Common Hemp Crop Pests
Aphids are found on the bottom of leaves and/or stems and they can can grow into large colonies. They tend to have a mouthpiece that sucks away by puncturing the plant tissue and digging away at the sap. In doing so, the leaves start to turn yellow and become dry.
In some cases, there will be droppings that are going to appear, which can lead to different diseases. To avoid this issue, it's best to keep everything as clean as possible around the area.
With the Bertha Armyworm, most of the damage is done by the larvae as they feed on hemp. As the winter months come around, Bertha Armyworms tend to remain in the soil. However, it is sometime in the middle of the grow when the moths start to appear and lay eggs close to the plan. They want to have the eggs near these plants, so the larvae can feed on the host plant. This ends up damaging the hemp over time. When the larvae mature, they'll continue to go through their life cycle.
Depending on how cold the winters are, their populations will generally remain on the lower end. Hemp can withstand a large number of Bertha Armyworms without breaking down but additional studies have to be done on this particular issue.
A variety of birds tend to fly near hemp crops and these can include blackbirds, doves, sparrows, and starlings to name a few. As soon as the hemp begins to harvest, these birds will start flocking in the area and can do some bit of damage to the crop. This has a lot to do with them needing food and they will also want a place to perch. Most studies show these birds prefer staying close to the hemp field as it is easy to get at the seeds when they are looking to eat.

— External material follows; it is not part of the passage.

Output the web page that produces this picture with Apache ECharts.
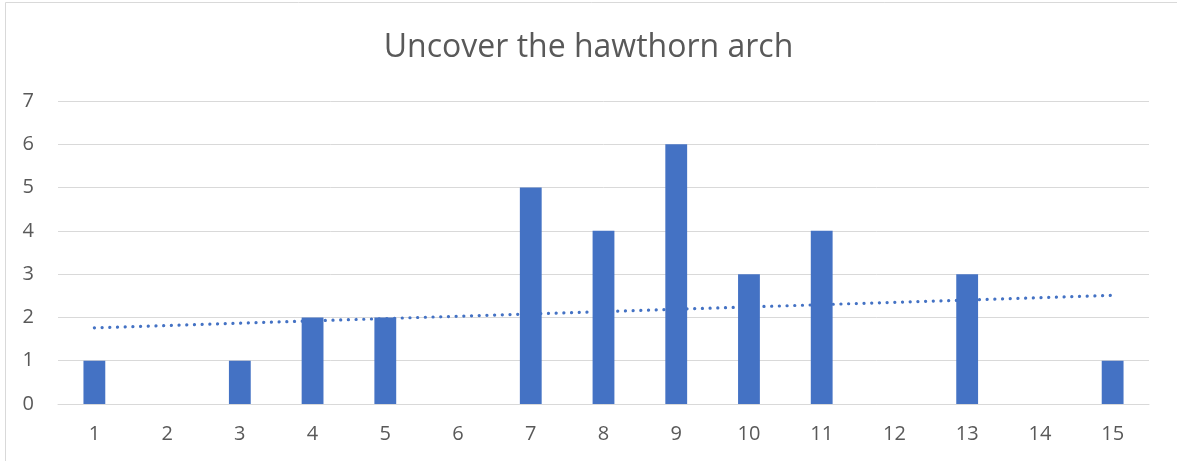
<!DOCTYPE html>
<html>
<head>
<meta charset="utf-8">
<script src="https://cdn.jsdelivr.net/npm/echarts@6/dist/echarts.min.js"></script>
<style>
html,body{margin:0;padding:0;background:#fff;}
#c{width:1177px;height:461px;}
</style>
</head>
<body>
<div id="c"></div>
<script>
const titleText = "Uncover the hawthorn arch";
const categories = ["1","2","3","4","5","6","7","8","9","10","11","12","13","14","15"];
const values = [1,0,1,2,2,0,5,4,6,3,4,0,3,0,1];
const trendStart = 1.76;
const trendEnd = 2.51;
const yTicks = [0,1,2,3,4,5,6,7];

const trendData = categories.map((c, i) => i === 0 ? trendStart : (i === categories.length - 1 ? trendEnd : null));

const chart = echarts.init(document.getElementById('c'), null, {renderer: 'canvas'});
const font = "'Open Sans', 'Liberation Sans', sans-serif";
chart.setOption({
  animation: false,
  backgroundColor: '#fff',
  graphic: [{
    type: 'rect',
    shape: {x: 5.5, y: 2.5, width: 1300, height: 600},
    style: {fill: 'none', stroke: '#d9d9d9', lineWidth: 1},
    silent: true
  }],
  title: {
    text: titleText,
    left: 'center',
    top: 27,
    textStyle: {fontFamily: font, fontSize: 32, fontWeight: 'normal', color: '#595959'}
  },
  grid: {left: 58, right: 28, top: 101, bottom: 57, containLabel: false},
  xAxis: {
    type: 'category',
    data: categories,
    boundaryGap: true,
    axisLine: {show: true, lineStyle: {color: '#d9d9d9', width: 1}},
    axisTick: {show: false},
    axisLabel: {fontFamily: font, fontSize: 20, color: '#595959', margin: 20}
  },
  yAxis: {
    type: 'value',
    min: yTicks[0],
    max: yTicks[yTicks.length - 1],
    interval: 1,
    axisLine: {show: false},
    axisTick: {show: false},
    splitLine: {lineStyle: {color: '#d9d9d9', width: 1}},
    axisLabel: {fontFamily: font, fontSize: 20, color: '#595959', margin: 24}
  },
  series: [{
    type: 'bar',
    data: values,
    barWidth: '30%',
    itemStyle: {color: '#4472C4'},
    z: 3
  }, {
    type: 'line',
    data: trendData,
    connectNulls: true,
    symbol: 'none',
    lineStyle: {color: '#4472C4', width: 3.2, type: [0.1, 7.6], cap: 'round'},
    z: 2
  }]
});
</script>
</body>
</html>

Birds will also leave droppings on the hemp head during the feeding process, which can contaminate the plant. This becomes a problem when the hemp grain isn't regulated. The contaminants can vary including molds and even E.coil or Staphylococcus.
With cutworms, hemp production tends to get hampered in certain regions during the spring. This is a spring pest, so the cutworms' activity level goes through the roof during this period. They tend to remain in small subsections of the field rather than covering every inch.
Deer may be seen around hemp as they look to feed or graze in the area. They will only go for the top part of the plant without compromising the root. As a result, the stalk can branch and produce a plant that has multiple stalks. They might be smaller in size but they can still be manageable when it is time to harvest.
European Corn Borer
With the European Corn Borer, the level of impact on hemp depends on how close it is grown to corn. The corn borer tends to change to a pupa in the spring, which is when the conditions improve. As it turns into a moth during the end of May, additional eggs are laid around hemp. The moth looks for the right plant host and hemp tends to be one. This is when damage is done to the hemp because the larva goes through the hemp stalk and feeds in the middle. This can have a serious impact on the hemp stalk and how it grows.
Grasshoppers have been seen in certain areas, especially where grasshopper populations are common such as dry regions. If crops are grown in those areas, grasshoppers can have an impact on the crop and how well it grows. In most cases, the crop tends to outgrow any signs of infestation. Most grasshoppers focus their attention on the outside leaves. If there is a higher number of grasshoppers present then this can lead to the bract getting damaged during the development phase of the seed. This is when the crop is hampered and the yield is impacted. It's important to keep an eye out for this along the edges.
On average, grasshoppers can end up eating around 30-100 mg of plant material per day. It's important to note a grasshopper's life cycle begins during the autumn months as the female deposits eggs in an egg pod. As soon as the embryos start developing later in the winter/spring, the hatching starts around may. This is when nymphs are produced (grasshoppers minus the wings). These nymphs will go through several growth stages before turning into adult grasshoppers. Once they have wings, they can fly around and cover quite a bit of ground. This is when they do the most damage.
Lygus Plant Bugs
With Lygus Plant Bugs, they tend to be seen around the vegetable, canola, and alfalfa crops. They will look to suck at the hemp by puncturing the plant. When there are higher numbers around, they can do quite a bit of damage to the bracts. Since they tend to puncture the plant using their mouthpiece, it can also lead to diseases such as Aster Yellows.
These are known for having a shield and will often keep other insects away. However, they will also look to get to the sap in the leaves by piercing the plant tissues. They will also excrete the sap which can lead to fungus such as sooty mold. When this happens, it is important to remove the affected part as soon as possible.
Stink bugs are known to have a particular smell to them and can be seen in hemp fields as harvest season approaches. They will begin to suck away at the plant looking for juice, which can damage the hemp seed head. This has a major impact on the bracts, which ensures the seeds don't develop as well as they need to. However, stink bugs tend to remain focused on certain areas of the field.